The set of tightly knit hands—that barricade against my efficient walking—is actually a protective hedge around this young love, a love that will be assailed on every side by forces small and great. Newly planted love needs encouragement and not angry glares of exasperation. I fix my face to offer them a smile and continue ahead of them. It occurs to me as I walk away that I am now rooting for them. I am now hoping that in fifty years, there will still be gentle kisses of hands lined with spots and wrinkles. I am praying that in twenty years, others will be able to witness their mature love, the love that stands the test of time. And though they are strangers to me, I want their loving cocoon to survive. I want them to succeed where so many of us have failed. I want for them an enduring love that weathers the storms and the sorrows that will surely head their way.
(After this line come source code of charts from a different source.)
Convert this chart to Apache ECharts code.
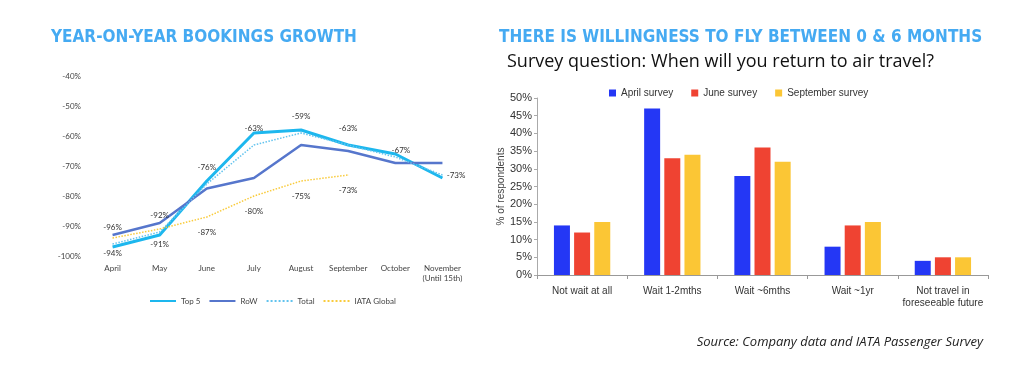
<!DOCTYPE html>
<html>
<head>
<meta charset="utf-8">
<script src="https://cdn.jsdelivr.net/npm/echarts@6/dist/echarts.min.js"></script>
<style>
    html, body { margin: 0; padding: 0; background: #fff; }
    #chart { width: 1031px; height: 377px; }
</style>
</head>
<body>
<div id="chart"></div>
<script>
// left chart: year-on-year bookings growth (%)
var months = ['April', 'May', 'June', 'July', 'August', 'September', 'October', 'November\n(Until 15th)'];
var top5 = [-97, -93, -75, -59, -58, -63, -66, -74];
var row = [-93, -89, -77.5, -74, -63, -65, -69, -69];
var total = [-96, -92, -76, -63, -59, -63, -67, -73];
var iataGlobal = [-94, -91, -87, -80, -75, -73];

// right chart: survey, % of respondents
var waitCats = ['Not wait at all', 'Wait 1-2mths', 'Wait ~6mths', 'Wait ~1yr', 'Not travel in\nforeseeable future'];
var aprilSurvey = [14, 47, 28, 8, 4];
var juneSurvey = [12, 33, 36, 14, 5];
var septSurvey = [15, 34, 32, 15, 5];

var smallFont = 'Lato, "Open Sans", sans-serif';
var narrowFont = '"Liberation Sans Narrow", "Liberation Sans", Arial, sans-serif';
var titleFont = '"DejaVu Sans Condensed", "DejaVu Sans", sans-serif';

// label tweaks for the total line near the right end
function totalData() {
    return total.map(function (v, i) {
        if (i == 6) return { value: v, label: { position: 'right', distance: 0, offset: [-4, -7] } };
        if (i == 7) return { value: v, label: { position: 'right', distance: 4 } };
        return v;
    });
}

var dom = document.getElementById('chart');
var myChart = echarts.init(dom);
var option = {
    animation: false,
    title: [{
        text: 'YEAR-ON-YEAR BOOKINGS GROWTH',
        left: 46, top: 24,
        textStyle: { color: '#45AAF2', fontSize: 17, fontWeight: 'bold', fontFamily: titleFont }
    }, {
        text: 'THERE IS WILLINGNESS TO FLY BETWEEN 0 & 6 MONTHS',
        left: 494, top: 24,
        textStyle: { color: '#45AAF2', fontSize: 17, fontWeight: 'bold', fontFamily: titleFont }
    }, {
        text: 'Survey question: When will you return to air travel?',
        left: 502, top: 48,
        textStyle: { color: '#111', fontSize: 18, fontWeight: 'normal', fontFamily: '"Open Sans", sans-serif' }
    }],
    graphic: [{
        type: 'text',
        right: 48, top: 336,
        style: {
            text: 'Source: Company data and IATA Passenger Survey',
            fill: '#222', fontSize: 13, fontStyle: 'italic', fontFamily: '"Open Sans", sans-serif'
        }
    }],
    legend: [{
        data: ['Top 5', 'RoW', 'Total', 'IATA Global'],
        left: 144, top: 292,
        itemWidth: 26, itemHeight: 6, itemGap: 8,
        itemStyle: { opacity: 0 },
        textStyle: { fontSize: 8, color: '#444', fontFamily: smallFont }
    }, {
        data: ['April survey', 'June survey', 'September survey'],
        left: 604, top: 83,
        icon: 'rect', itemWidth: 7, itemHeight: 7, itemGap: 18,
        textStyle: { fontSize: 10, color: '#333', fontFamily: narrowFont }
    }],
    grid: [{
        left: 89, top: 76, width: 377, height: 180
    }, {
        left: 537, top: 98, width: 451, height: 177
    }],
    xAxis: [{
        type: 'category', gridIndex: 0, data: months,
        axisLine: { show: false }, axisTick: { show: false },
        axisLabel: { interval: 0, fontSize: 8, color: '#444', fontFamily: smallFont, margin: 7, lineHeight: 10 }
    }, {
        type: 'category', gridIndex: 1, data: waitCats,
        axisLine: { lineStyle: { color: '#999' } },
        axisTick: { show: true, length: 4, lineStyle: { color: '#999' } },
        axisLabel: { interval: 0, fontSize: 10, color: '#333', fontFamily: narrowFont, margin: 10, lineHeight: 12 }
    }],
    yAxis: [{
        type: 'value', gridIndex: 0, min: -100, max: -40, interval: 10,
        splitLine: { show: false }, axisLine: { show: false }, axisTick: { show: false },
        axisLabel: { formatter: '{value}%', fontSize: 8, color: '#444', fontFamily: smallFont, margin: 8 }
    }, {
        type: 'value', gridIndex: 1, min: 0, max: 50, interval: 5,
        name: '% of respondents', nameLocation: 'middle', nameGap: 31, nameRotate: 90,
        nameTextStyle: { fontSize: 10, color: '#444', fontFamily: narrowFont },
        splitLine: { show: false },
        axisLine: { show: true, lineStyle: { color: '#aaa' } },
        axisTick: { show: true, length: 3, lineStyle: { color: '#aaa' } },
        axisLabel: { formatter: '{value}%', fontSize: 11, color: '#333', fontFamily: narrowFont, margin: 5 }
    }],
    series: [{
        name: 'Top 5', type: 'line', xAxisIndex: 0, yAxisIndex: 0,
        data: top5, symbol: 'none', color: '#1DB7EE',
        lineStyle: { width: 3, color: '#1DB7EE' }
    }, {
        name: 'RoW', type: 'line', xAxisIndex: 0, yAxisIndex: 0,
        data: row, symbol: 'none', color: '#5676CC',
        lineStyle: { width: 2.5, color: '#5676CC' }
    }, {
        name: 'Total', type: 'line', xAxisIndex: 0, yAxisIndex: 0,
        data: totalData(), symbol: 'circle', symbolSize: 0.5, showSymbol: true, color: '#62C3EE',
        lineStyle: { width: 1.5, type: 'dotted', color: '#62C3EE' },
        label: {
            show: true, position: 'top', distance: 12,
            formatter: '{c}%', fontSize: 8, color: '#333', fontFamily: smallFont
        }
    }, {
        name: 'IATA Global', type: 'line', xAxisIndex: 0, yAxisIndex: 0,
        data: iataGlobal, symbol: 'circle', symbolSize: 0.5, showSymbol: true, color: '#F9CB3C',
        lineStyle: { width: 1.5, type: 'dotted', color: '#F9CB3C' },
        label: {
            show: true, position: 'bottom', distance: 11,
            formatter: '{c}%', fontSize: 8, color: '#333', fontFamily: smallFont
        }
    }, {
        name: 'April survey', type: 'bar', xAxisIndex: 1, yAxisIndex: 1,
        data: aprilSurvey, color: '#2437F5',
        barWidth: 16, barGap: '26%', barCategoryGap: '38%'
    }, {
        name: 'June survey', type: 'bar', xAxisIndex: 1, yAxisIndex: 1,
        data: juneSurvey, color: '#EF4332',
        barWidth: 16, barGap: '26%'
    }, {
        name: 'September survey', type: 'bar', xAxisIndex: 1, yAxisIndex: 1,
        data: septSurvey, color: '#FBC635',
        barWidth: 16, barGap: '26%'
    }]
};
myChart.setOption(option);
window.onresize = myChart.resize;
</script>
</body>
</html>
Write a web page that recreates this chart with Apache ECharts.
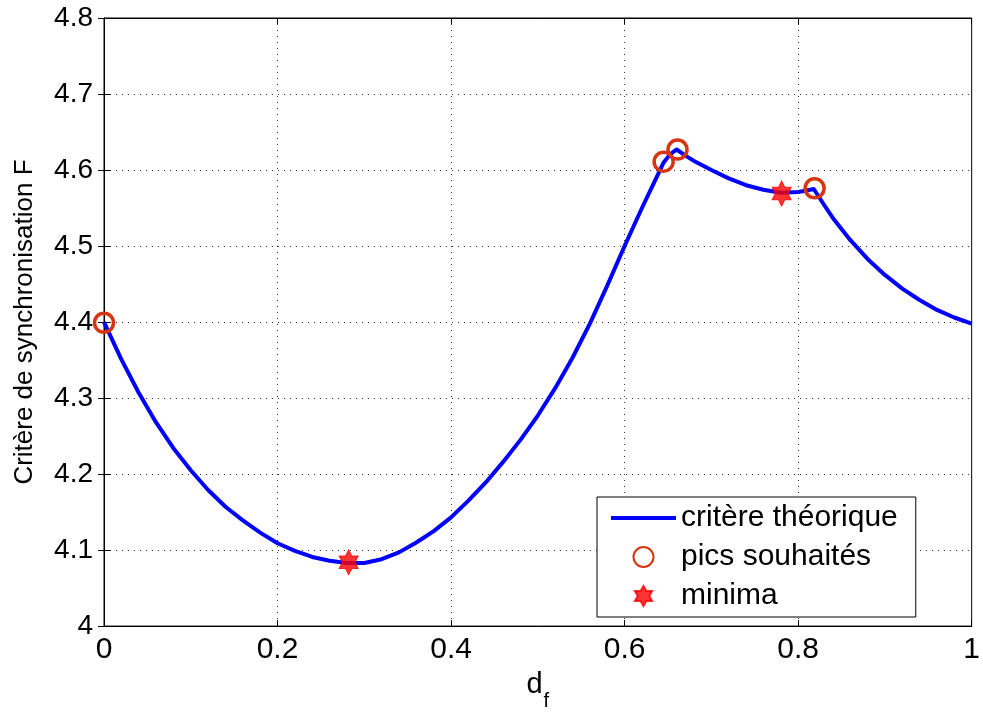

I needed this reminder: that most of the lessons I have learned about God’s love have not come from inside the walls of the church. There were no Bible studies or Sunday-school lessons on how to fall in love or what to do when love breaks your heart. The tenderness between this young couple—their public displays of affection and their unapologetic love for each other—is a needed reminder that I am also worthy of gentle, compassionate, and unconditional love. They are a reminder that God intends for us to be in relationship with one another, that God has, in fact, created us for one another. They are a reminder that my midnight hour, or any season of loneliness, only lasts for a while and that joy does come in the morning.
There are seasons of loneliness for which the only remedy is to take your cares and concerns to the Lord in prayer. My grandmother called it the midnight hour, a season in which nothing can help but time spent with hands clasped in prayer and knees bent in supplication. A midnight hour can be any time of day, but it is a moment in which all your doubts, fears, and anxieties converge, leaving you feeling lost and alone. A midnight hour is when you regret the path you have taken or the job you have chosen. A midnight hour is when, despite having hundreds of names in your mobile contact list, you have no one who can understand the depth of your pain. A midnight hour is when God is silent or deaf or indifferent to your cries and pleas. A midnight hour is when you feel the weight of deep soul loneliness, whether there are people around or not.
We are reluctant to talk about the midnight hours in our lives. Perhaps it’s the vulnerability of actually admitting our pain or our fear or our regret that stops us. We are invested in all the façades we have created, those in which we are happy, joyful, productive, never lonely, never scared, never vulnerable. We want to convince ourselves and others that we have it all together. But every once in a while, a midnight hour comes along that reveals our pretense—our failure to admit that there are still nights we cry ourselves to sleep; that there are still confrontations we are too scared to have; that there are still intimidating bullies on the adult playground; that there is still hurt and shame from wounds inflicted long ago. During my own season of loneliness, my own midnight hour, I found myself walking in lament on a busy city sidewalk.
The young couple, walking with intertwined hands, was my reminder that love, in all its wondrous forms, is a gift. And that the loving hands of a grandmother braiding hair, the burn-scarred hands of someone baking pies, and the tender hands of one’s beloved are all God’s beautiful work.